Source data ▸
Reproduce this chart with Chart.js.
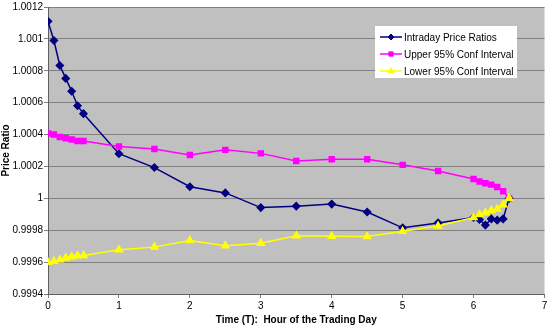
<!DOCTYPE html>
<html>
<head>
<meta charset="utf-8">
<script src="https://cdn.jsdelivr.net/npm/chart.js@4"></script>
<style>
  body { margin: 0; background: #fff; }
</style>
</head>
<body>
<canvas id="ratioChart" width="550" height="326"></canvas>
<script>
// hours into the trading day (5 minute steps at open and close)
var hours = [0, 0.0833, 0.1667, 0.25, 0.3333, 0.4167, 0.5, 1, 1.5, 2, 2.5, 3, 3.5, 4, 4.5, 5, 5.5,
  6, 6.0833, 6.1667, 6.25, 6.3333, 6.4167, 6.5];

var intradayRatios = [1.00111, 1.00099, 1.000833, 1.000752, 1.000672, 1.000581, 1.000531, 1.00028,
  1.000193, 1.000073, 1.000034, 0.999942, 0.999951, 0.999964, 0.999914, 0.999815, 0.999846,
  0.99988, 0.999868, 0.999832, 0.999871, 0.999863, 0.999871, 1.0];

var upperConf = [1.000406, 1.0004, 1.000385, 1.000377, 1.000369, 1.00036, 1.00036, 1.000325,
  1.000309, 1.000272, 1.000304, 1.000282, 1.000234, 1.000245, 1.000245, 1.00021, 1.000172,
  1.000121, 1.000106, 1.000094, 1.000086, 1.000071, 1.000044, 1.0];

var lowerConf = [0.999599, 0.999605, 0.999615, 0.999626, 0.999634, 0.99964, 0.999642, 0.999677,
  0.999694, 0.999735, 0.999702, 0.999719, 0.999766, 0.999762, 0.99976, 0.999793, 0.999826,
  0.99988, 0.999898, 0.99991, 0.999923, 0.999933, 0.99996, 1.0];

var seriesNames = ['Intraday Price Ratios', 'Upper 95% Conf Interval', 'Lower 95% Conf Interval'];

function toPoints(values) {
  return values.map(function (v, i) {
    return { x: hours[i], y: v };
  });
}

var fontFamily = '"Liberation Sans", Arial, sans-serif';

// grey plot area like the old spreadsheet charts
var plotBackground = {
  id: 'plotBackground',
  beforeDraw: function (chart) {
    var a = chart.chartArea;
    var ctx = chart.ctx;
    ctx.save();
    ctx.fillStyle = '#c0c0c0';
    ctx.fillRect(a.left, a.top, a.right - a.left, a.bottom - a.top);
    ctx.restore();
  }
};

// legend box sitting inside the plot, top right
var boxLegend = {
  id: 'boxLegend',
  afterDraw: function (chart) {
    var ctx = chart.ctx;
    var x = 375, y = 26, w = 142, h = 52;
    ctx.save();
    ctx.fillStyle = '#ffffff';
    ctx.fillRect(x, y, w, h);
    ctx.font = '10px ' + fontFamily;
    ctx.textBaseline = 'middle';
    ctx.textAlign = 'left';
    chart.data.datasets.forEach(function (ds, i) {
      var rowY = 37 + i * 17;
      ctx.strokeStyle = ds.borderColor;
      ctx.lineWidth = ds.borderWidth;
      ctx.beginPath();
      ctx.moveTo(380, rowY);
      ctx.lineTo(402, rowY);
      ctx.stroke();
      ctx.fillStyle = ds.pointBackgroundColor;
      ctx.strokeStyle = ds.pointBorderColor;
      ctx.lineWidth = 1;
      Chart.helpers.drawPoint(ctx, {
        pointStyle: ds.pointStyle,
        radius: ds.pointRadius - 0.5,
        borderWidth: 1,
        rotation: 0
      }, 391, rowY);
      ctx.fillStyle = '#000000';
      ctx.fillText(ds.label, 404, rowY + 1);
    });
    ctx.restore();
  }
};

var ctx = document.getElementById('ratioChart').getContext('2d');
var ratioChart = new Chart(ctx, {
  type: 'line',
  data: {
    datasets: [{
      label: seriesNames[0],
      data: toPoints(intradayRatios),
      borderColor: '#000080',
      backgroundColor: '#000080',
      pointBackgroundColor: '#000080',
      pointBorderColor: '#000080',
      borderWidth: 1.5,
      pointStyle: 'rectRot',
      pointRadius: 3.5,
      order: 3,
      fill: false
    }, {
      label: seriesNames[1],
      data: toPoints(upperConf),
      borderColor: '#ff00ff',
      backgroundColor: '#ff00ff',
      pointBackgroundColor: '#ff00ff',
      pointBorderColor: '#ff00ff',
      borderWidth: 1.5,
      pointStyle: 'rect',
      pointRadius: 3.5,
      order: 2,
      fill: false
    }, {
      label: seriesNames[2],
      data: toPoints(lowerConf),
      borderColor: '#ffff00',
      backgroundColor: '#ffff00',
      pointBackgroundColor: '#ffff00',
      pointBorderColor: '#ffff00',
      borderWidth: 1.5,
      pointStyle: 'triangle',
      pointRadius: 4,
      order: 1,
      fill: false
    }]
  },
  options: {
    responsive: false,
    animation: false,
    layout: { padding: { top: 4, right: 3, left: 0, bottom: 0 } },
    plugins: {
      legend: { display: false },
      tooltip: { enabled: false }
    },
    scales: {
      x: {
        type: 'linear',
        min: 0,
        max: 7,
        afterFit: function (scale) { scale.height = 32; },
        ticks: {
          stepSize: 1,
          color: '#000',
          padding: 2,
          font: { family: fontFamily, size: 10 }
        },
        grid: {
          drawOnChartArea: false,
          tickLength: 4,
          color: '#808080'
        },
        border: { color: '#606060', width: 1 },
        title: {
          display: true,
          text: 'Time (T):  Hour of the Trading Day',
          color: '#000',
          font: { family: fontFamily, size: 10, weight: 'bold' },
          padding: { top: 0, bottom: 0 }
        }
      },
      y: {
        min: 0.9994,
        max: 1.0012,
        afterFit: function (scale) { scale.width = 48; },
        ticks: {
          stepSize: 0.0002,
          color: '#000',
          padding: 1,
          font: { family: fontFamily, size: 10 },
          callback: function (value) {
            return String(Number(value.toFixed(4)));
          }
        },
        grid: {
          color: '#808080',
          tickLength: 4
        },
        border: { color: '#606060', width: 1 },
        title: {
          display: true,
          text: 'Price Ratio',
          color: '#000',
          font: { family: fontFamily, size: 10, weight: 'bold' },
          padding: { top: 0, bottom: 2 }
        }
      }
    }
  },
  plugins: [plotBackground, boxLegend]
});
</script>
</body>
</html>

What the exercise asks ▸
Reproduce every line precisely as given, omitting all pictures.

Task output ▸
Reproduce this chart with Chart.js.
<!DOCTYPE html>
<html>
<head>
<meta charset="utf-8">
<script src="https://cdn.jsdelivr.net/npm/chart.js@4"></script>
<style>
  body { margin: 0; background: #fff; }
</style>
</head>
<body>
<canvas id="ratioChart" width="550" height="326"></canvas>
<script>
// hours into the trading day (5 minute steps at open and close)
var hours = [0, 0.0833, 0.1667, 0.25, 0.3333, 0.4167, 0.5, 1, 1.5, 2, 2.5, 3, 3.5, 4, 4.5, 5, 5.5,
  6, 6.0833, 6.1667, 6.25, 6.3333, 6.4167, 6.5];

var intradayRatios = [1.00111, 1.00099, 1.000833, 1.000752, 1.000672, 1.000581, 1.000531, 1.00028,
  1.000193, 1.000073, 1.000034, 0.999942, 0.999951, 0.999964, 0.999914, 0.999815, 0.999846,
  0.99988, 0.999868, 0.999832, 0.999871, 0.999863, 0.999871, 1.0];

var upperConf = [1.000406, 1.0004, 1.000385, 1.000377, 1.000369, 1.00036, 1.00036, 1.000325,
  1.000309, 1.000272, 1.000304, 1.000282, 1.000234, 1.000245, 1.000245, 1.00021, 1.000172,
  1.000121, 1.000106, 1.000094, 1.000086, 1.000071, 1.000044, 1.0];

var lowerConf = [0.999599, 0.999605, 0.999615, 0.999626, 0.999634, 0.99964, 0.999642, 0.999677,
  0.999694, 0.999735, 0.999702, 0.999719, 0.999766, 0.999762, 0.99976, 0.999793, 0.999826,
  0.99988, 0.999898, 0.99991, 0.999923, 0.999933, 0.99996, 1.0];

var seriesNames = ['Intraday Price Ratios', 'Upper 95% Conf Interval', 'Lower 95% Conf Interval'];

function toPoints(values) {
  return values.map(function (v, i) {
    return { x: hours[i], y: v };
  });
}

var fontFamily = '"Liberation Sans", Arial, sans-serif';

// grey plot area like the old spreadsheet charts
var plotBackground = {
  id: 'plotBackground',
  beforeDraw: function (chart) {
    var a = chart.chartArea;
    var ctx = chart.ctx;
    ctx.save();
    ctx.fillStyle = '#c0c0c0';
    ctx.fillRect(a.left, a.top, a.right - a.left, a.bottom - a.top);
    ctx.restore();
  }
};

// legend box sitting inside the plot, top right
var boxLegend = {
  id: 'boxLegend',
  afterDraw: function (chart) {
    var ctx = chart.ctx;
    var x = 375, y = 26, w = 142, h = 52;
    ctx.save();
    ctx.fillStyle = '#ffffff';
    ctx.fillRect(x, y, w, h);
    ctx.font = '10px ' + fontFamily;
    ctx.textBaseline = 'middle';
    ctx.textAlign = 'left';
    chart.data.datasets.forEach(function (ds, i) {
      var rowY = 37 + i * 17;
      ctx.strokeStyle = ds.borderColor;
      ctx.lineWidth = ds.borderWidth;
      ctx.beginPath();
      ctx.moveTo(380, rowY);
      ctx.lineTo(402, rowY);
      ctx.stroke();
      ctx.fillStyle = ds.pointBackgroundColor;
      ctx.strokeStyle = ds.pointBorderColor;
      ctx.lineWidth = 1;
      Chart.helpers.drawPoint(ctx, {
        pointStyle: ds.pointStyle,
        radius: ds.pointRadius - 0.5,
        borderWidth: 1,
        rotation: 0
      }, 391, rowY);
      ctx.fillStyle = '#000000';
      ctx.fillText(ds.label, 404, rowY + 1);
    });
    ctx.restore();
  }
};

var ctx = document.getElementById('ratioChart').getContext('2d');
var ratioChart = new Chart(ctx, {
  type: 'line',
  data: {
    datasets: [{
      label: seriesNames[0],
      data: toPoints(intradayRatios),
      borderColor: '#000080',
      backgroundColor: '#000080',
      pointBackgroundColor: '#000080',
      pointBorderColor: '#000080',
      borderWidth: 1.5,
      pointStyle: 'rectRot',
      pointRadius: 3.5,
      order: 3,
      fill: false
    }, {
      label: seriesNames[1],
      data: toPoints(upperConf),
      borderColor: '#ff00ff',
      backgroundColor: '#ff00ff',
      pointBackgroundColor: '#ff00ff',
      pointBorderColor: '#ff00ff',
      borderWidth: 1.5,
      pointStyle: 'rect',
      pointRadius: 3.5,
      order: 2,
      fill: false
    }, {
      label: seriesNames[2],
      data: toPoints(lowerConf),
      borderColor: '#ffff00',
      backgroundColor: '#ffff00',
      pointBackgroundColor: '#ffff00',
      pointBorderColor: '#ffff00',
      borderWidth: 1.5,
      pointStyle: 'triangle',
      pointRadius: 4,
      order: 1,
      fill: false
    }]
  },
  options: {
    responsive: false,
    animation: false,
    layout: { padding: { top: 4, right: 3, left: 0, bottom: 0 } },
    plugins: {
      legend: { display: false },
      tooltip: { enabled: false }
    },
    scales: {
      x: {
        type: 'linear',
        min: 0,
        max: 7,
        afterFit: function (scale) { scale.height = 32; },
        ticks: {
          stepSize: 1,
          color: '#000',
          padding: 2,
          font: { family: fontFamily, size: 10 }
        },
        grid: {
          drawOnChartArea: false,
          tickLength: 4,
          color: '#808080'
        },
        border: { color: '#606060', width: 1 },
        title: {
          display: true,
          text: 'Time (T):  Hour of the Trading Day',
          color: '#000',
          font: { family: fontFamily, size: 10, weight: 'bold' },
          padding: { top: 0, bottom: 0 }
        }
      },
      y: {
        min: 0.9994,
        max: 1.0012,
        afterFit: function (scale) { scale.width = 48; },
        ticks: {
          stepSize: 0.0002,
          color: '#000',
          padding: 1,
          font: { family: fontFamily, size: 10 },
          callback: function (value) {
            return String(Number(value.toFixed(4)));
          }
        },
        grid: {
          color: '#808080',
          tickLength: 4
        },
        border: { color: '#606060', width: 1 },
        title: {
          display: true,
          text: 'Price Ratio',
          color: '#000',
          font: { family: fontFamily, size: 10, weight: 'bold' },
          padding: { top: 0, bottom: 2 }
        }
      }
    }
  },
  plugins: [plotBackground, boxLegend]
});
</script>
</body>
</html>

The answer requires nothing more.